* **Task prompt**: Reproduce the material below line by line, beginning with its first line and ending with the line that contains "const items = ['15.1', '15.2', '15.3', '16'];"; leave out pictures.
### Data segment ###
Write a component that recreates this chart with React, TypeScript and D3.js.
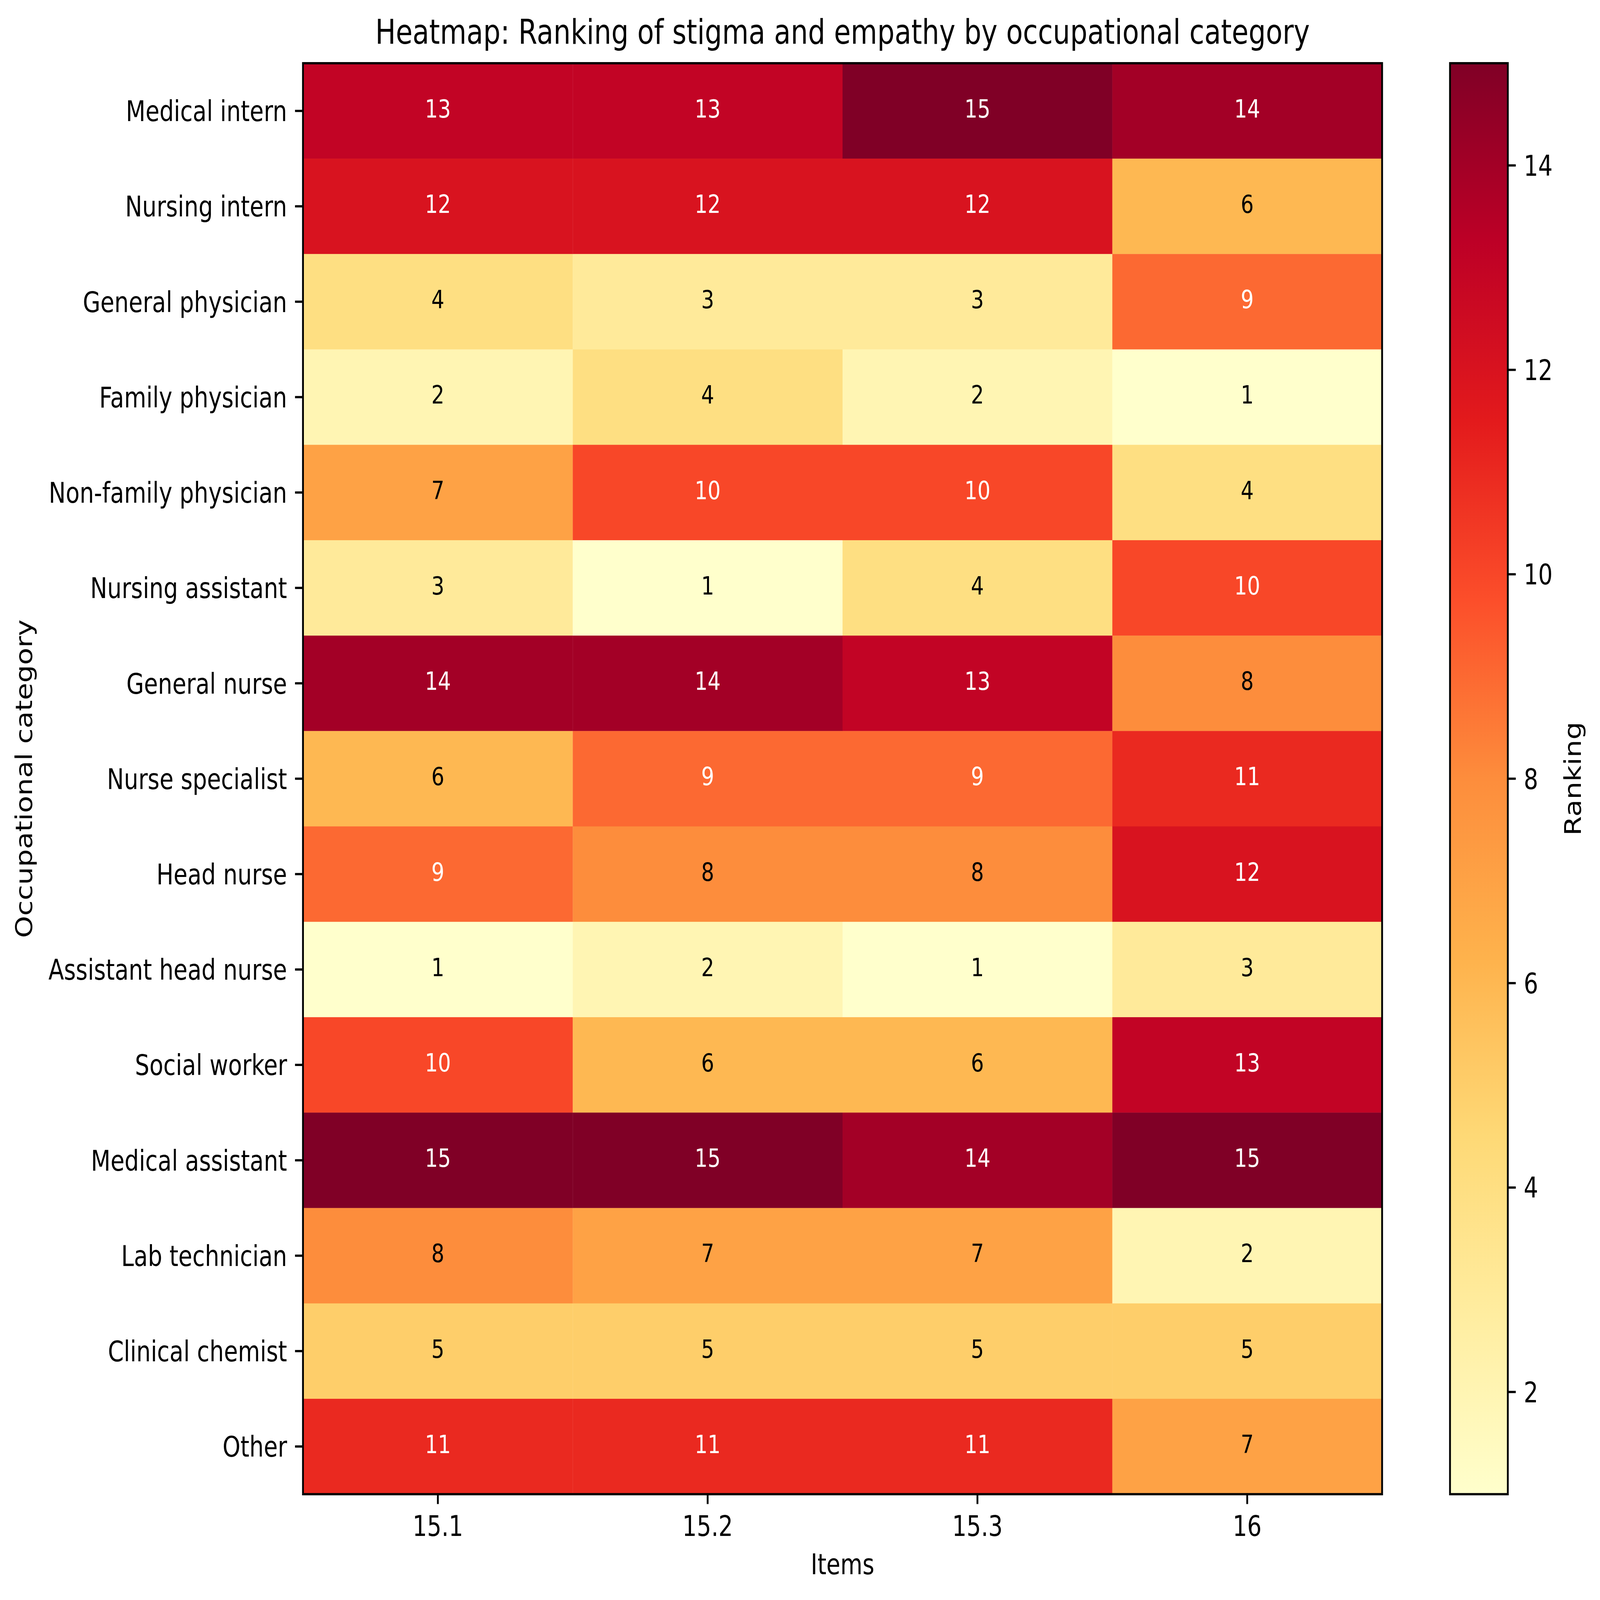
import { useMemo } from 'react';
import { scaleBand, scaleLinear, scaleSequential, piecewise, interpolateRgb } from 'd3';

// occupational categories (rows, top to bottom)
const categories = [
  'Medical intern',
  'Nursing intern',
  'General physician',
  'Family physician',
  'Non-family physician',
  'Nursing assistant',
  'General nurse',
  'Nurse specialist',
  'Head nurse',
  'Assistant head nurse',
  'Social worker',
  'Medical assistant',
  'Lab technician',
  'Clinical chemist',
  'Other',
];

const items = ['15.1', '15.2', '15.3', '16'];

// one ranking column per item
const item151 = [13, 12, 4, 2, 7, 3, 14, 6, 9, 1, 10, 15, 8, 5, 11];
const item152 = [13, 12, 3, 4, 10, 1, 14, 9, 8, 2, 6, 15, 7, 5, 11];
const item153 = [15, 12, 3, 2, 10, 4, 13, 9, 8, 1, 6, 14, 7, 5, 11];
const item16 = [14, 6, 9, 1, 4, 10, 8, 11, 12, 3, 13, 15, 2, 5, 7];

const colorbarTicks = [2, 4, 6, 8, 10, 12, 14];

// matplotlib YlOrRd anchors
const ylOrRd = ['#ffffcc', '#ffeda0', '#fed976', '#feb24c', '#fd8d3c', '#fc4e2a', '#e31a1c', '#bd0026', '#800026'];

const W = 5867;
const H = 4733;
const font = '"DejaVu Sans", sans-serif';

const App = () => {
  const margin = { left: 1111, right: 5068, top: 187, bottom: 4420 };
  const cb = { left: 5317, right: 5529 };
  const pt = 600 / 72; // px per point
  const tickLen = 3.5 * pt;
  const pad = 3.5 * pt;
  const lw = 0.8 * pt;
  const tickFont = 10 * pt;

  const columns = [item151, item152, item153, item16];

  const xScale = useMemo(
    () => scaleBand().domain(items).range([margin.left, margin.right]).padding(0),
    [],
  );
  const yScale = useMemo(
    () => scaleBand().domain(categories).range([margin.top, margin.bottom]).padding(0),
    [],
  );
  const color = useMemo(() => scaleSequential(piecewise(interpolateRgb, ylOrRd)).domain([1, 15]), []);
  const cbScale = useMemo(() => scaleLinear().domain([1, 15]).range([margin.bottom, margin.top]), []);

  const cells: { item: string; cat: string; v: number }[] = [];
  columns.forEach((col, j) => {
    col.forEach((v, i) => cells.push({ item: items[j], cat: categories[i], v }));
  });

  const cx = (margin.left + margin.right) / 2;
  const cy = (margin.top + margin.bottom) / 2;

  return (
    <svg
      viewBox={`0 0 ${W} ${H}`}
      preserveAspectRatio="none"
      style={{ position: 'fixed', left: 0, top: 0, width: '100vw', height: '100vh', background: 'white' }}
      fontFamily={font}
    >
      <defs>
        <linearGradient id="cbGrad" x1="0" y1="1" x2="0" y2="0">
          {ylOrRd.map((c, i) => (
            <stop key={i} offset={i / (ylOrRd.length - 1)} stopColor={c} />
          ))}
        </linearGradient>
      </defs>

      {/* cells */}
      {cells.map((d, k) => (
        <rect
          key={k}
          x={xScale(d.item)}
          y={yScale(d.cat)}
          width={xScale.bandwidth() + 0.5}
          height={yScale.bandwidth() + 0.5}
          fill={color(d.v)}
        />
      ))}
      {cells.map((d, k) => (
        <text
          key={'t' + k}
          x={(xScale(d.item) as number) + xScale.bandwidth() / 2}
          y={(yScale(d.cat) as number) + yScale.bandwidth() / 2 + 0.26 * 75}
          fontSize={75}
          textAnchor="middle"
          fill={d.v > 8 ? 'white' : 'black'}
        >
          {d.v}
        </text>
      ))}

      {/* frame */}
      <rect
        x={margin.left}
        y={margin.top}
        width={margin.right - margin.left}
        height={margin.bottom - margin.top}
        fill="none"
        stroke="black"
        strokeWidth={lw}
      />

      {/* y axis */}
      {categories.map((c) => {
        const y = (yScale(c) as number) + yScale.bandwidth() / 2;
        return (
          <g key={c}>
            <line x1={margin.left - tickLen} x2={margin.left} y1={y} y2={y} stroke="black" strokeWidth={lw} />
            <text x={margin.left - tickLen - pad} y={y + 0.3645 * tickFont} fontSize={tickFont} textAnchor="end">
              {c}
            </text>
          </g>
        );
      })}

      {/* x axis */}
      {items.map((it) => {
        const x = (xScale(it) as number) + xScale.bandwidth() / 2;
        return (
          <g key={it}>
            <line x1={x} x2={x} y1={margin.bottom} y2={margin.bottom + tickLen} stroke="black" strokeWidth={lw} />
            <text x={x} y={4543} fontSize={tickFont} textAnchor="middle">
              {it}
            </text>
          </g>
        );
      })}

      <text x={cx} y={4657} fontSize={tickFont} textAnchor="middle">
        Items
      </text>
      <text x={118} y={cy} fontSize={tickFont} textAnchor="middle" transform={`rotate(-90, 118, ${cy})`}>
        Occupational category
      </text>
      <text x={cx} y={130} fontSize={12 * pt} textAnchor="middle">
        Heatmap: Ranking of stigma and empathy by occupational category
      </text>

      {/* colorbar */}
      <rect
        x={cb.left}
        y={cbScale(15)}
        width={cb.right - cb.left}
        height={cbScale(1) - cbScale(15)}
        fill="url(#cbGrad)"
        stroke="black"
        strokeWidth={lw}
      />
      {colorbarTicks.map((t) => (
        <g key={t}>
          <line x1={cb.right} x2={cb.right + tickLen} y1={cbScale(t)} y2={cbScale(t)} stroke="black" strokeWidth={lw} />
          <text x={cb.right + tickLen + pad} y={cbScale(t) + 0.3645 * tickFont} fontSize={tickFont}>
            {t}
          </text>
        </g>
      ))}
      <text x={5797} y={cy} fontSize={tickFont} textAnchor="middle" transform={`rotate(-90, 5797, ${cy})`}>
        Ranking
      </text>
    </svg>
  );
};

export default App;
###
* **Solution to the problem**:
Write a component that recreates this chart with React, TypeScript and D3.js.
import { useMemo } from 'react';
import { scaleBand, scaleLinear, scaleSequential, piecewise, interpolateRgb } from 'd3';

// occupational categories (rows, top to bottom)
const categories = [
  'Medical intern',
  'Nursing intern',
  'General physician',
  'Family physician',
  'Non-family physician',
  'Nursing assistant',
  'General nurse',
  'Nurse specialist',
  'Head nurse',
  'Assistant head nurse',
  'Social worker',
  'Medical assistant',
  'Lab technician',
  'Clinical chemist',
  'Other',
];

const items = ['15.1', '15.2', '15.3', '16'];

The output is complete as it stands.